Begin Provided data

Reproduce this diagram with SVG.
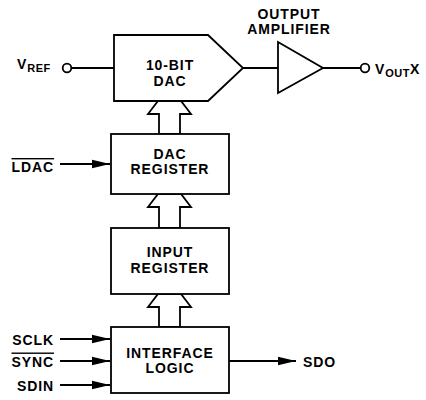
<svg xmlns="http://www.w3.org/2000/svg" width="426" height="400" viewBox="0 0 426 400">
<style>
.s{fill:#fff;stroke:#000;stroke-width:1.8;stroke-linejoin:miter}
.w{fill:none;stroke:#000;stroke-width:1.8}
.t{font-family:"Liberation Sans",Arial,Helvetica,sans-serif;font-weight:bold;font-size:14px;letter-spacing:0.9px;fill:#000}
.c{text-anchor:middle}
.e{text-anchor:end}
.sub{font-size:11px;letter-spacing:0.5px}
</style>
<defs>
<marker id="ah" markerUnits="userSpaceOnUse" markerWidth="18" markerHeight="10" refX="18" refY="5" orient="auto">
<path d="M0,0.8 L18,5 L0,9.2 z" fill="#000"/>
</marker>
</defs>
<rect width="426" height="400" fill="#fff"/>

<g id="connectors">
<line class="w" x1="71.5" y1="68" x2="114" y2="68"/>
<line class="w" x1="243" y1="68" x2="278" y2="68"/>
<line class="w" x1="323" y1="68" x2="360.5" y2="68"/>
<line class="w" x1="60" y1="164" x2="110" y2="164" marker-end="url(#ah)"/>
<line class="w" x1="60" y1="339" x2="110" y2="339" marker-end="url(#ah)"/>
<line class="w" x1="60" y1="361" x2="110" y2="361" marker-end="url(#ah)"/>
<line class="w" x1="60" y1="385" x2="110" y2="385" marker-end="url(#ah)"/>
<line class="w" x1="229" y1="361" x2="296" y2="361" marker-end="url(#ah)"/>
<polygon class="s" points="159,134 159,114 148,114 158,101 181,101 191,114 180,114 180,134"/>
<polygon class="s" points="159,228 159,207 148,207 158,194 181,194 191,207 180,207 180,228"/>
<polygon class="s" points="159,327 159,307 148,307 158,294 181,294 191,307 180,307 180,327"/>
</g>

<g id="vref">
<circle class="s" cx="67" cy="68" r="4.3"/>
<text class="t" x="17" y="68.5">V<tspan class="sub" dy="3.5">REF</tspan></text>
</g>

<g id="dac">
<polygon class="s" points="114,35 208,35 243,68 208,101 114,101"/>
<text class="t c" x="170" y="70">10-BIT</text>
<text class="t c" x="170" y="85.5">DAC</text>
</g>

<g id="amplifier">
<polygon class="s" points="278,42 323,68 278,93"/>
<text class="t c" x="289" y="18.5">OUTPUT</text>
<text class="t c" x="289" y="34">AMPLIFIER</text>
</g>

<g id="vout">
<circle class="s" cx="365" cy="68" r="4.3"/>
<text class="t" x="375" y="74">V<tspan class="sub" dy="3">OUT</tspan><tspan dy="-3">X</tspan></text>
</g>

<g id="dac-register">
<rect class="s" x="111" y="134" width="118" height="60"/>
<text class="t c" x="170" y="158.5">DAC</text>
<text class="t c" x="170" y="174">REGISTER</text>
</g>

<g id="input-register">
<rect class="s" x="111" y="228" width="118" height="66"/>
<text class="t c" x="170" y="257">INPUT</text>
<text class="t c" x="170" y="272.5">REGISTER</text>
</g>

<g id="interface-logic">
<rect class="s" x="111" y="327" width="118" height="66"/>
<text class="t c" x="170" y="357.5">INTERFACE</text>
<text class="t c" x="170" y="373">LOGIC</text>
</g>

<g id="ldac"><text class="t e" x="54" y="172" text-decoration="overline">LDAC</text></g>
<g id="sclk"><text class="t e" x="54" y="344.5">SCLK</text></g>
<g id="sync"><text class="t e" x="54" y="366.5" text-decoration="overline">SYNC</text></g>
<g id="sdin"><text class="t e" x="54" y="391">SDIN</text></g>
<g id="sdo"><text class="t" x="303" y="366.5">SDO</text></g>
</svg>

End Provided data

What the task asks: Reproduce every line of the material precisely, omitting its pictures.

The output:
Reproduce this diagram with SVG.
<svg xmlns="http://www.w3.org/2000/svg" width="426" height="400" viewBox="0 0 426 400">
<style>
.s{fill:#fff;stroke:#000;stroke-width:1.8;stroke-linejoin:miter}
.w{fill:none;stroke:#000;stroke-width:1.8}
.t{font-family:"Liberation Sans",Arial,Helvetica,sans-serif;font-weight:bold;font-size:14px;letter-spacing:0.9px;fill:#000}
.c{text-anchor:middle}
.e{text-anchor:end}
.sub{font-size:11px;letter-spacing:0.5px}
</style>
<defs>
<marker id="ah" markerUnits="userSpaceOnUse" markerWidth="18" markerHeight="10" refX="18" refY="5" orient="auto">
<path d="M0,0.8 L18,5 L0,9.2 z" fill="#000"/>
</marker>
</defs>
<rect width="426" height="400" fill="#fff"/>

<g id="connectors">
<line class="w" x1="71.5" y1="68" x2="114" y2="68"/>
<line class="w" x1="243" y1="68" x2="278" y2="68"/>
<line class="w" x1="323" y1="68" x2="360.5" y2="68"/>
<line class="w" x1="60" y1="164" x2="110" y2="164" marker-end="url(#ah)"/>
<line class="w" x1="60" y1="339" x2="110" y2="339" marker-end="url(#ah)"/>
<line class="w" x1="60" y1="361" x2="110" y2="361" marker-end="url(#ah)"/>
<line class="w" x1="60" y1="385" x2="110" y2="385" marker-end="url(#ah)"/>
<line class="w" x1="229" y1="361" x2="296" y2="361" marker-end="url(#ah)"/>
<polygon class="s" points="159,134 159,114 148,114 158,101 181,101 191,114 180,114 180,134"/>
<polygon class="s" points="159,228 159,207 148,207 158,194 181,194 191,207 180,207 180,228"/>
<polygon class="s" points="159,327 159,307 148,307 158,294 181,294 191,307 180,307 180,327"/>
</g>

<g id="vref">
<circle class="s" cx="67" cy="68" r="4.3"/>
<text class="t" x="17" y="68.5">V<tspan class="sub" dy="3.5">REF</tspan></text>
</g>

<g id="dac">
<polygon class="s" points="114,35 208,35 243,68 208,101 114,101"/>
<text class="t c" x="170" y="70">10-BIT</text>
<text class="t c" x="170" y="85.5">DAC</text>
</g>

<g id="amplifier">
<polygon class="s" points="278,42 323,68 278,93"/>
<text class="t c" x="289" y="18.5">OUTPUT</text>
<text class="t c" x="289" y="34">AMPLIFIER</text>
</g>

<g id="vout">
<circle class="s" cx="365" cy="68" r="4.3"/>
<text class="t" x="375" y="74">V<tspan class="sub" dy="3">OUT</tspan><tspan dy="-3">X</tspan></text>
</g>

<g id="dac-register">
<rect class="s" x="111" y="134" width="118" height="60"/>
<text class="t c" x="170" y="158.5">DAC</text>
<text class="t c" x="170" y="174">REGISTER</text>
</g>

<g id="input-register">
<rect class="s" x="111" y="228" width="118" height="66"/>
<text class="t c" x="170" y="257">INPUT</text>
<text class="t c" x="170" y="272.5">REGISTER</text>
</g>

<g id="interface-logic">
<rect class="s" x="111" y="327" width="118" height="66"/>
<text class="t c" x="170" y="357.5">INTERFACE</text>
<text class="t c" x="170" y="373">LOGIC</text>
</g>

<g id="ldac"><text class="t e" x="54" y="172" text-decoration="overline">LDAC</text></g>
<g id="sclk"><text class="t e" x="54" y="344.5">SCLK</text></g>
<g id="sync"><text class="t e" x="54" y="366.5" text-decoration="overline">SYNC</text></g>
<g id="sdin"><text class="t e" x="54" y="391">SDIN</text></g>
<g id="sdo"><text class="t" x="303" y="366.5">SDO</text></g>
</svg>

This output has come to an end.